Asked before the election whether they will monitor the elections in Kosovo, 32 percent of Serbian citizens said they would do it somewhat, and 30 percent would not because it did not matter to them. 15 percent said they would follow with great care and others would not at all because they did not recognize the election. Eight percent did not respond.

– Much attention has been paid to the Kosovo elections in our media. Two things were important: who would win among the Serbs’ lists and how the Serbs would vote, and the other was who would win power in Pristina. The general impression is that the elections in Kosovo and Metohija did not cause more attention among people in central Serbia. First of all, because they consider Kosovo to be part of Serbia, or because they think that whichever Albanian government is in power, it cannot significantly change the quality of life of Serbs in the province, much better or worse – Pejic stresses.

When it comes to how the election results will affect the lives of Serbs in Kosovo, as many as 74 percent say everything will remain as it was, ten percent say Serbs will be even more vulnerable, only four think they will have better treatment, with 12 percent saying “I don’t know”.

Interestingly, as many as 65 percent of those polled do not know anything about the people who will be in power after the last election.

“Somewhat from the media,” said 24 percent, five know a lot about them, while six percent do not know how much they know.

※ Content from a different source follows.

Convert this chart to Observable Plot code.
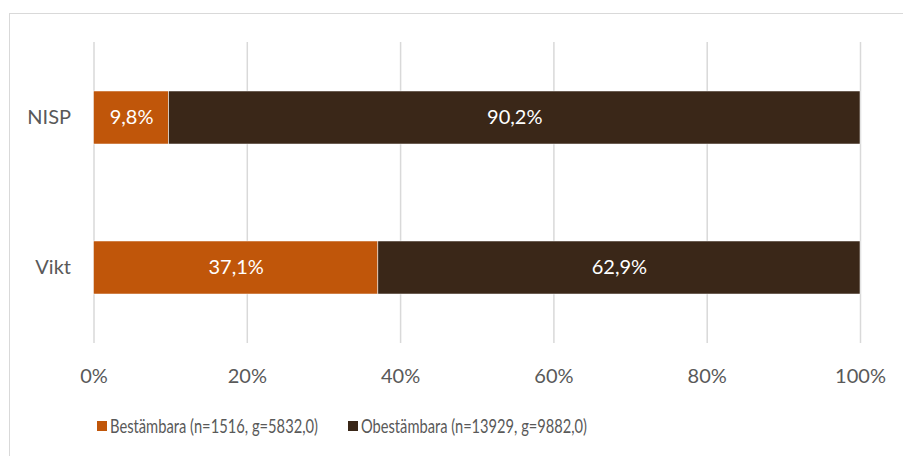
<!DOCTYPE html>
<html>
<head>
<meta charset="utf-8">
<script src="https://cdn.jsdelivr.net/npm/d3@7"></script>
<script src="https://cdn.jsdelivr.net/npm/@observablehq/plot@0.6"></script>
<style>
  html, body { margin: 0; padding: 0; background: #fff; }
  #wrap { position: relative; width: 903px; height: 456px; overflow: hidden; font-family: Lato, "Open Sans", sans-serif; }
  #frame { position: absolute; left: 9px; top: 13px; width: 903px; height: 460px; border: 1px solid #d9d9d9; box-sizing: border-box; }
  #chart { position: absolute; left: 0; top: 0; }
  #legend { position: absolute; left: 0; top: 413px; width: 903px; height: 24px; }
  .item { position: absolute; top: 0; height: 24px; }
  .sw { position: absolute; left: 0; top: 8px; width: 10px; height: 10px; }
  .lbl { position: absolute; left: 13px; top: 0; line-height: 24px; color: #595959; font-size: 20px; white-space: nowrap; transform-origin: 0 50%; display: inline-block; }
</style>
</head>
<body>
<div id="wrap">
  <div id="frame"></div>
  <div id="chart"></div>
  <div id="legend"></div>
</div>
<script>
const categories = ["NISP", "Vikt"];
const seriesNames = ["Bestämbara (n=1516, g=5832,0)", "Obestämbara (n=13929, g=9882,0)"];
const bestambara = [9.8, 37.1];
const obestambara = [90.2, 62.9];
const xTicks = [0, 20, 40, 60, 80, 100];
const colors = ["#c0560a", "#3a2718"];

const data = [];
categories.forEach((c, i) => {
  data.push({cat: c, series: seriesNames[0], value: bestambara[i]});
  data.push({cat: c, series: seriesNames[1], value: obestambara[i]});
});
const fmt = v => v.toFixed(1).replace(".", ",") + "%";

const plot = Plot.plot({
  width: 903,
  height: 400,
  marginLeft: 93.5,
  marginRight: 43,
  marginTop: 42,
  marginBottom: 57,
  style: {fontFamily: "Lato, 'Open Sans', sans-serif", fontSize: "20px", color: "#595959", background: "transparent"},
  x: {domain: [0, 100], ticks: xTicks, tickFormat: d => d + "%", tickSize: 0, tickPadding: 25, label: null},
  y: {domain: categories, paddingInner: 0.648, paddingOuter: 0.324, tickSize: 0, tickPadding: 23, label: null},
  color: {domain: seriesNames, range: colors},
  marks: [
    Plot.ruleX(xTicks, {stroke: "#d9d9d9", strokeWidth: 1.5}),
    Plot.barX(data, Plot.stackX({x: "value", y: "cat", fill: "series", stroke: "#ffffff", strokeWidth: 0.5, order: seriesNames})),
    Plot.text(data, Plot.stackX({x: "value", y: "cat", z: "series", order: seriesNames, text: d => fmt(d.value), fill: "white", fontSize: 20})),
    Plot.axisX({ticks: xTicks, tickFormat: d => d + "%", tickSize: 0, tickPadding: 25, fill: "#595959"}),
    Plot.axisY({tickSize: 0, tickPadding: 23, fill: "#595959"})
  ]
});
document.getElementById("chart").appendChild(plot);

// Legend (Calibri-like narrow width emulated by horizontal scaling)
const legend = document.getElementById("legend");
const lefts = [97, 348];
const textWidths = [208, 226];
seriesNames.forEach((s, i) => {
  const it = document.createElement("div");
  it.className = "item";
  it.style.left = lefts[i] + "px";
  const sw = document.createElement("span");
  sw.className = "sw";
  sw.style.background = colors[i];
  it.appendChild(sw);
  const lbl = document.createElement("span");
  lbl.className = "lbl";
  lbl.textContent = s;
  it.appendChild(lbl);
  legend.appendChild(it);
  const w = lbl.getBoundingClientRect().width;
  if (w > 0) lbl.style.transform = `scaleX(${textWidths[i] / w})`;
});
</script>
</body>
</html>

– Very few people know who will lead the government in Pristina in the coming period and there is no greater interest in the matter. Either because they do not recognize Kosovo, or are not interested, or aware that they have no influence, says Pejic.

Pejic adds that Ramush Haradinaj and Hashim Thaci have been known since the war and that they are exploited names and persons.

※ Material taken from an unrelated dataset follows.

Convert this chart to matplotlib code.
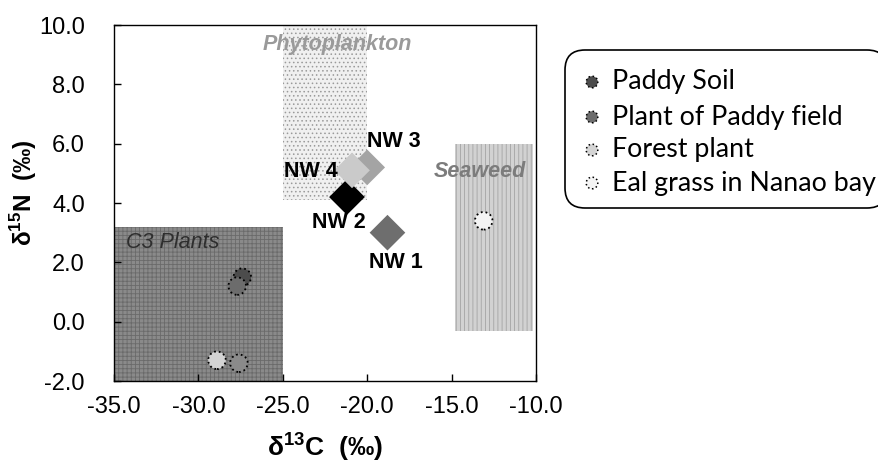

– I doubt that anyone could repeat the names in circulation for positions of authority, let alone be familiar with their biographies and work – says Pejic.

When it comes to results achieved by the Serbian List, 48 percent said it would have no significant impact on the lives of Serbs in Kosovo, 31 percent said it would help a better life, and 12 percent said it would strengthen Belgrade’s negotiating position.

Pejic says it is good that Serbs are homogeneous, but also that they can do little with their participation in institutions.